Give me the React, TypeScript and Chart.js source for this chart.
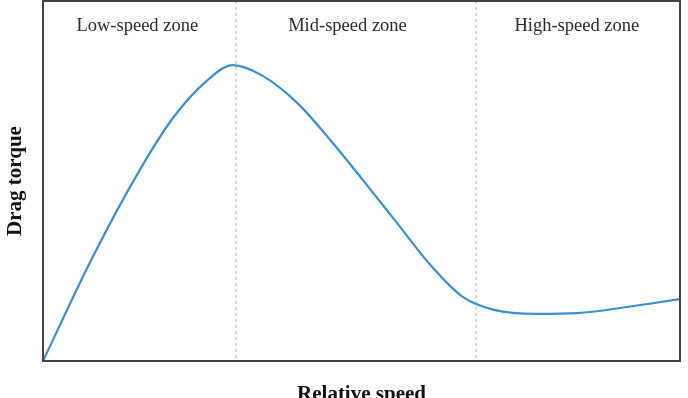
import React, { useEffect, useRef } from "react";
import { Chart, registerables } from "chart.js";

Chart.register(...registerables);

const speedValues = [0, 7.8, 15.2, 20.4, 25.7, 29.8, 34.5, 39.9, 45.1, 50.2, 55.6, 60.8, 65.9, 70.8, 77.6, 83.8, 91.7, 100];
const torqueValues = [0, 28.9, 53.1, 67.5, 77.8, 82.2, 79.2, 71.7, 61.4, 50.3, 38.3, 26.7, 17.8, 14.2, 13.1, 13.3, 15.0, 17.2];
const zoneBoundaries = [30.3, 68.0];
const zoneLabels = ["Low-speed zone", "Mid-speed zone", "High-speed zone"];
const zoneLabelPositions = [14.8, 47.8, 83.8];
const xAxisTitle = "Relative speed";
const yAxisTitle = "Drag torque";

const overlayPlugin = {
  id: "overlay",
  beforeDatasetsDraw(chart: any) {
    const { ctx, chartArea, scales } = chart;
    const xs = scales.x;
    ctx.save();
    ctx.strokeStyle = "#c9c9c9";
    ctx.lineWidth = 1.5;
    ctx.setLineDash([3, 3]);
    zoneBoundaries.forEach((b) => {
      const px = xs.getPixelForValue(b);
      ctx.beginPath();
      ctx.moveTo(px, chartArea.top);
      ctx.lineTo(px, chartArea.bottom);
      ctx.stroke();
    });
    ctx.setLineDash([]);
    ctx.fillStyle = "#2a2a2a";
    ctx.font = "18.5px 'Liberation Serif', 'DejaVu Serif', serif";
    ctx.textAlign = "center";
    ctx.textBaseline = "middle";
    zoneLabels.forEach((t, i) => {
      ctx.fillText(t, xs.getPixelForValue(zoneLabelPositions[i]), chartArea.top + 25);
    });
    ctx.restore();
  },
  afterDatasetsDraw(chart: any) {
    const { ctx, chartArea } = chart;
    ctx.save();
    ctx.strokeStyle = "#444444";
    ctx.lineWidth = 2;
    ctx.strokeRect(chartArea.left, chartArea.top, chartArea.right - chartArea.left, chartArea.bottom - chartArea.top);
    ctx.fillStyle = "#111111";
    ctx.font = "bold 21px 'Liberation Serif', 'DejaVu Serif', serif";
    ctx.textAlign = "center";
    ctx.textBaseline = "alphabetic";
    ctx.fillText(xAxisTitle, (chartArea.left + chartArea.right) / 2, 400);
    ctx.translate(21, (chartArea.top + chartArea.bottom) / 2);
    ctx.rotate(-Math.PI / 2);
    ctx.fillText(yAxisTitle, 0, 0);
    ctx.restore();
  },
};

export default function App() {
  const canvasRef = useRef<HTMLCanvasElement | null>(null);
  useEffect(() => {
    const canvas = canvasRef.current;
    if (!canvas) return;
    const chart = new Chart(canvas, {
      type: "line",
      data: {
        datasets: [
          {
            data: speedValues.map((x, i) => ({ x, y: torqueValues[i] })),
            borderColor: "#3b8ed3",
            borderWidth: 2.2,
            pointRadius: 0,
            cubicInterpolationMode: "monotone",
            fill: false,
          },
        ],
      },
      options: {
        responsive: false,
        animation: false,
        layout: { padding: { left: 43, right: 8, top: 1, bottom: 37 } },
        plugins: { legend: { display: false }, tooltip: { enabled: false } },
        scales: {
          x: { type: "linear", min: 0, max: 100, display: false },
          y: { type: "linear", min: 0, max: 100, display: false },
        },
      },
      plugins: [overlayPlugin],
    });
    return () => chart.destroy();
  }, []);
  return (
    <div style={{ position: "fixed", left: 0, top: 0, width: 688, height: 398, background: "#fff" }}>
      <canvas ref={canvasRef} width={688} height={398} style={{ width: 688, height: 398 }} />
    </div>
  );
}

=-=-=

• _PROBLEM_
Repeat exactly and only the lines from the start of the data above through the line that holds "Chart.register(...registerables);", inclusive. Pictures do not belong in the copy.

• _RESPONSE TO THE TASK_
Give me the React, TypeScript and Chart.js source for this chart.
import React, { useEffect, useRef } from "react";
import { Chart, registerables } from "chart.js";

Chart.register(...registerables);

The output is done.